One of them, however, was none of other than Robert Christgau, the most crotchety, pretentious bag of douche on the planet — someone who anoints himself “Dean of American Rock Critics” (and means it) can hardly be anything less — who also happened to grant Modern Vampires of the City a rare A+ grade. His review is full of his usual gobbledegook, but just as apparent is his overwhelmingly effusive praise. At the end of 2013, Modern Vampires of the City topped Rolling Stone‘s 50 Best Albums of 2013 list, which certainly turned my head, since I had overlooked it upon its release the preceding spring. I had listened to it via streaming, but it wasn’t my cup of tea. (However, while my initial reaction was pure dislike, by year’s end, my attitude had been upgraded to, “Hey, I think I like this.”)
A couple months later, Vampire Weekend completed the trifecta by scoring a big Grammy win for Best Alternative Music Album. Oh, and Modern Vampires of the City debuted at number one in the US. Unfortunately, broad commercial success is a prerequisite for a Grammy win, and like its two predecessors, it has been certified gold by the RIAA, even in today’s down music market. For this type of music — the kind they play in hipster heaven — to do this well commercially is a feat, certainly. Time will tell what kind of long-term impact Modern Vampires of the City will have, but my guess is, well, not a whole lot. It’s a good album, and a smart one (the members of Vampire Weekend met while studying at Columbia University), but despite possibly being deserving of all the aforementioned accolades, it strikes me as a bit of a cold listen. (Ironic, since they apparently used a lot of analog recording equipment in an attempt to achieve a warmer sound.) Lyrically, it’s certainly highly literate, interesting stuff, but I’m not sure much of this resonates with me emotionally.

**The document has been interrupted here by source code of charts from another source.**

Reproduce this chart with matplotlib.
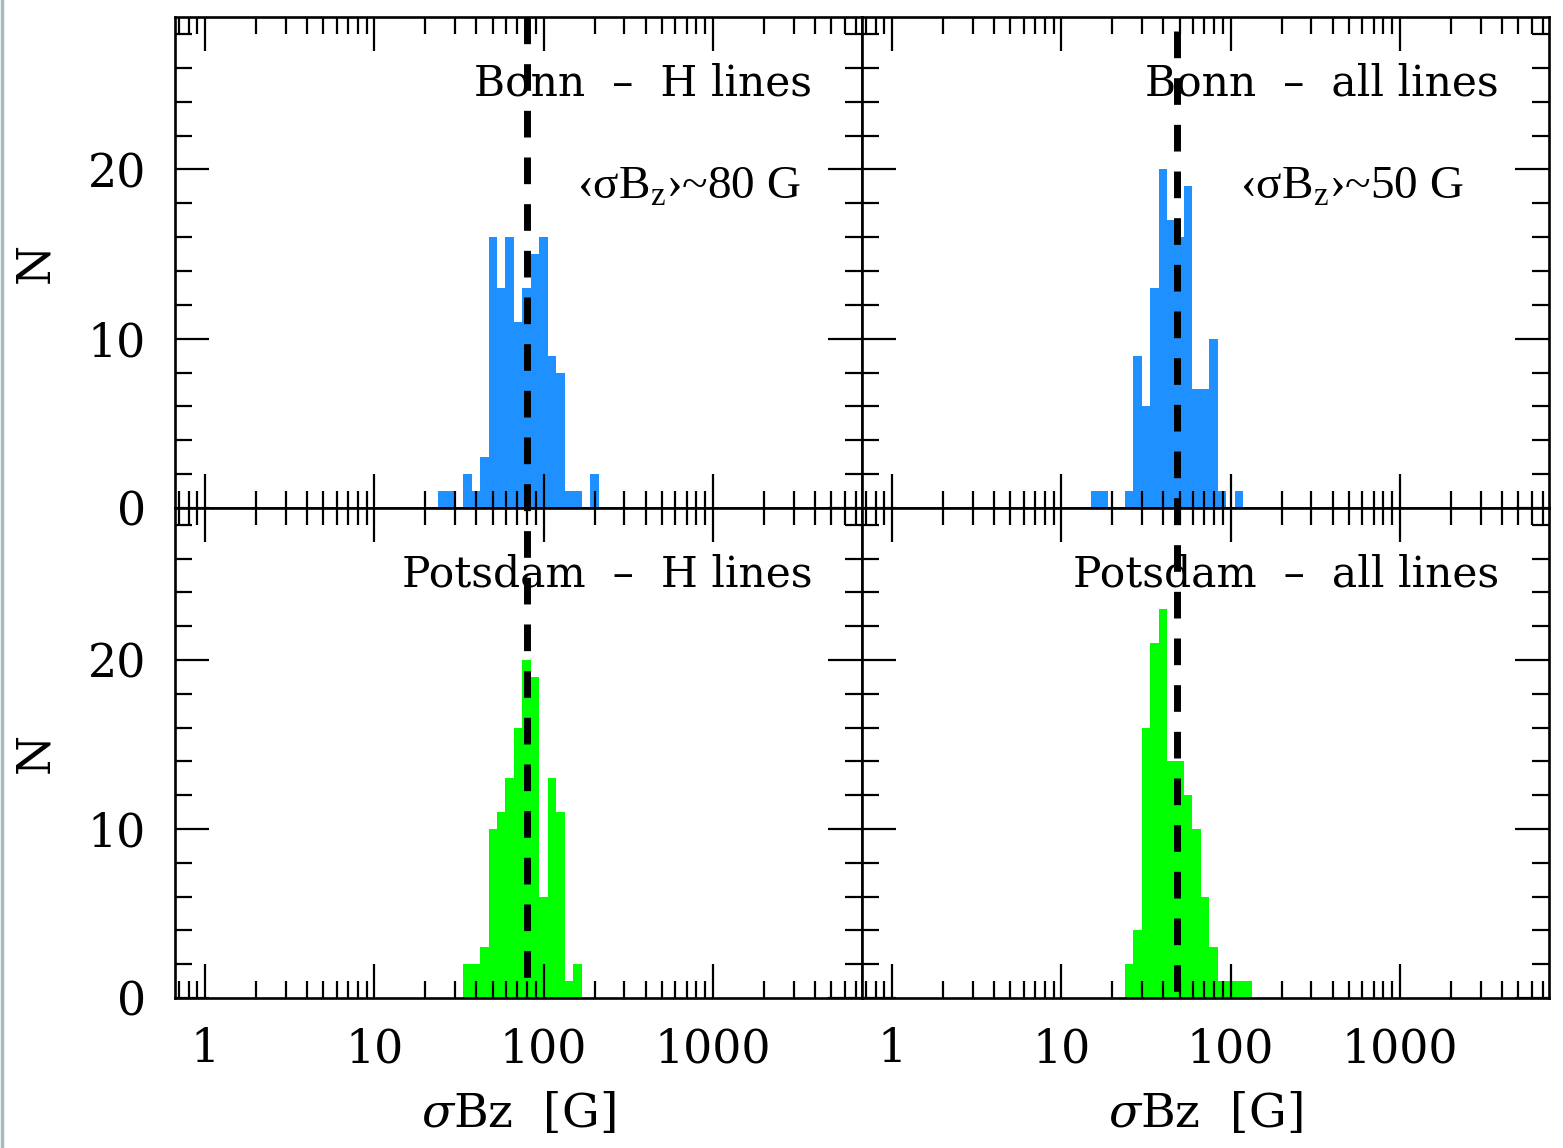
import numpy as np
import matplotlib
matplotlib.use("Agg")
import matplotlib.pyplot as plt
from matplotlib.lines import Line2D
from matplotlib.ticker import FixedLocator, LogLocator, MultipleLocator, NullFormatter, FuncFormatter

# ---------------- data (histograms in log10 bins of 0.05 dex) ----------------
BIN_DEX = 0.05

bonn_h_first_edge = 1.375
bonn_h_counts = [1, 1, 0, 2, 1, 3, 16, 13, 16, 11, 13, 15, 16, 9, 8, 1, 1, 0, 2]

bonn_all_first_edge = 1.175
bonn_all_counts = [1, 1, 0, 0, 1, 9, 6, 13, 20, 17, 16, 19, 7, 7, 10, 1, 0, 1]

potsdam_h_first_edge = 1.525
potsdam_h_counts = [2, 2, 3, 10, 11, 13, 16, 20, 19, 6, 13, 11, 1, 2]

potsdam_all_first_edge = 1.375
potsdam_all_counts = [2, 4, 16, 21, 23, 14, 14, 12, 10, 6, 3, 1, 1, 1, 1]

mean_h = 80      # G
mean_all = 48    # G

panel_titles = ["Bonn  \u2013  H lines", "Bonn  \u2013  all lines",
                "Potsdam  \u2013  H lines", "Potsdam  \u2013  all lines"]
mean_labels = ["\u2039\u03c3B$_{\\rm z}$\u203a~80 G", "\u2039\u03c3B$_{\\rm z}$\u203a~50 G"]
x_tick_values = [1, 10, 100, 1000]

BLUE = "#1e90ff"
GREEN = "#00ff00"

# ---------------- style ----------------
plt.rcParams["font.family"] = ["DejaVu Serif", "DejaVu Sans"]
plt.rcParams["mathtext.fontset"] = "custom"
plt.rcParams["mathtext.rm"] = "Liberation Serif"
plt.rcParams["mathtext.it"] = "DejaVu Serif:italic"
plt.rcParams["lines.scale_dashes"] = False

W, H = 1563, 1148
fig = plt.figure(figsize=(W / 100, H / 100), dpi=100)


def rect(x0, y0, x1, y1):
    return [x0 / W, 1 - y1 / H, (x1 - x0) / W, (y1 - y0) / H]


ax_tl = fig.add_axes(rect(175, 17, 862, 508))
ax_tr = fig.add_axes(rect(862, 17, 1549, 508))
ax_bl = fig.add_axes(rect(175, 508, 862, 998))
ax_br = fig.add_axes(rect(862, 508, 1549, 998))

YMAX = 29
DASH = (19.2, 14.4)

panels = [
    (ax_tl, bonn_h_first_edge, bonn_h_counts, BLUE, mean_h, panel_titles[0], 0.0),
    (ax_tr, bonn_all_first_edge, bonn_all_counts, BLUE, mean_all, panel_titles[1], 23.5),
    (ax_bl, potsdam_h_first_edge, potsdam_h_counts, GREEN, mean_h, panel_titles[2], 17.3),
    (ax_br, potsdam_all_first_edge, potsdam_all_counts, GREEN, mean_all, panel_titles[3], 7.2),
]

for ax, first, counts, col, mean, title, dash_off in panels:
    counts = np.asarray(counts, dtype=float)
    edges = 10 ** (first + BIN_DEX * np.arange(len(counts) + 1))
    ax.stairs(counts, edges, fill=True, color=col, lw=0)
    ax.plot([mean, mean], [YMAX, 0], color="black", lw=5,
            linestyle=(dash_off, DASH), dash_capstyle="butt", zorder=3)
    ax.set_xscale("log")
    ax.set_xlim(0.665, 7600)
    ax.set_ylim(0, YMAX)
    ax.xaxis.set_major_locator(FixedLocator(x_tick_values))
    ax.xaxis.set_major_formatter(FuncFormatter(lambda v, p: f"{v:g}"))
    ax.xaxis.set_minor_locator(LogLocator(base=10, subs=np.arange(2, 10), numticks=30))
    ax.xaxis.set_minor_formatter(NullFormatter())
    ax.yaxis.set_major_locator(MultipleLocator(10))
    ax.yaxis.set_minor_locator(MultipleLocator(2))
    ax.tick_params(which="both", direction="in", top=True, right=True,
                   width=1.6, color="black", labelsize=33)
    ax.tick_params(which="major", length=24.5, pad=21)
    ax.tick_params(which="minor", length=12.2)
    for s in ax.spines.values():
        s.set_linewidth(1.9)
    ax.text(1 - 50 / 687, 1 - 79 / 491, title, transform=ax.transAxes,
            ha="right", va="baseline", fontsize=30.5)

for ax in (ax_tl, ax_tr):
    ax.tick_params(labelbottom=False)
for ax in (ax_tr, ax_br):
    ax.tick_params(labelleft=False)

ax_tl.text(402 / 687, 1 - 182 / 491, mean_labels[0], transform=ax_tl.transAxes,
           ha="left", va="baseline", fontsize=34, family="Liberation Serif")
ax_tr.text(378 / 687, 1 - 182 / 491, mean_labels[1], transform=ax_tr.transAxes,
           ha="left", va="baseline", fontsize=34, family="Liberation Serif")

for ax in (ax_tl, ax_bl):
    ax.set_ylabel("N", fontsize=33)
    ax.yaxis.set_label_coords(-0.170, 0.5)
for ax in (ax_bl, ax_br):
    ax.set_xlabel("$\\sigma$Bz  [G]", fontsize=34)
    ax.xaxis.set_label_coords(0.5, -0.19)

fig.add_artist(Line2D([0.001, 0.001], [0, 1], transform=fig.transFigure,
                      color="#a3bcc4", lw=2.5))

fig.savefig("out.png", dpi=100)
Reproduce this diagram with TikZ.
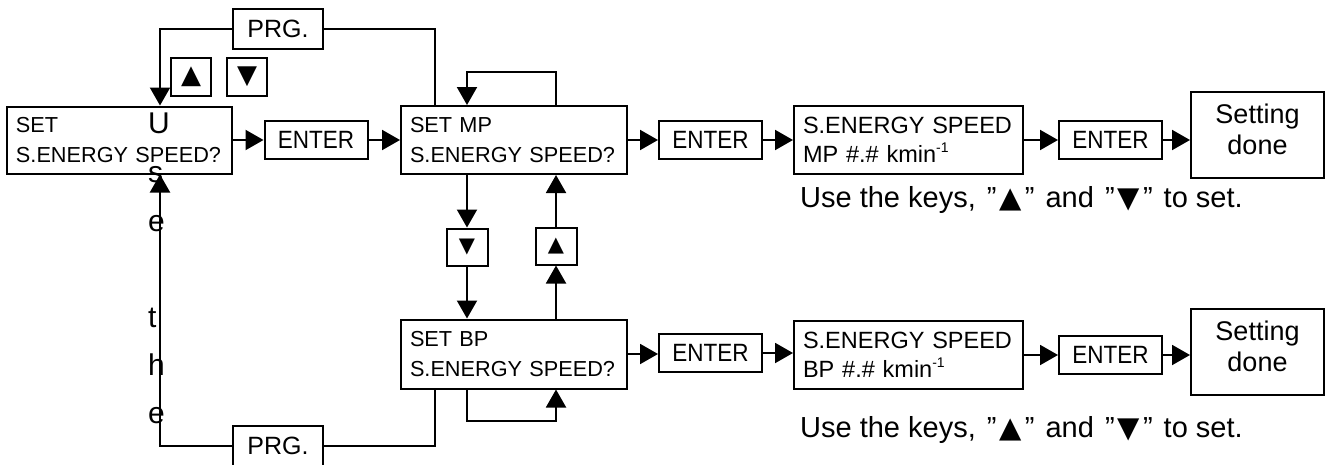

I waited a long time before reviewing Modern Vampires of the City because I wanted my review to accurately reflect my ultimate opinion of one of the most important releases of the year. I kept checking in on it over the course of the year, and my opinion of it kept ticking upwards until it leveled off a month or two ago. (I’m reviewing this in March 2014 and have adjusted the date of the post to the album’s original release date for site navigational purposes.) Not to give away too much about the process, but that’s generally how I go about reviewing these albums: I wait until I hone in on what feels like the correct score and overall assessment. In the case of this particular album, I waited and waited, expecting songs to start leaping out the longer I listened — and this didn’t quite happen.
There are some highlights like “Diane Young,” “Obvious Bicycle” and “Hudson,” but nothing approaches true classic status in my view. As it stands, this is a good album, but I am not willing to concede that it’s a great one at the moment.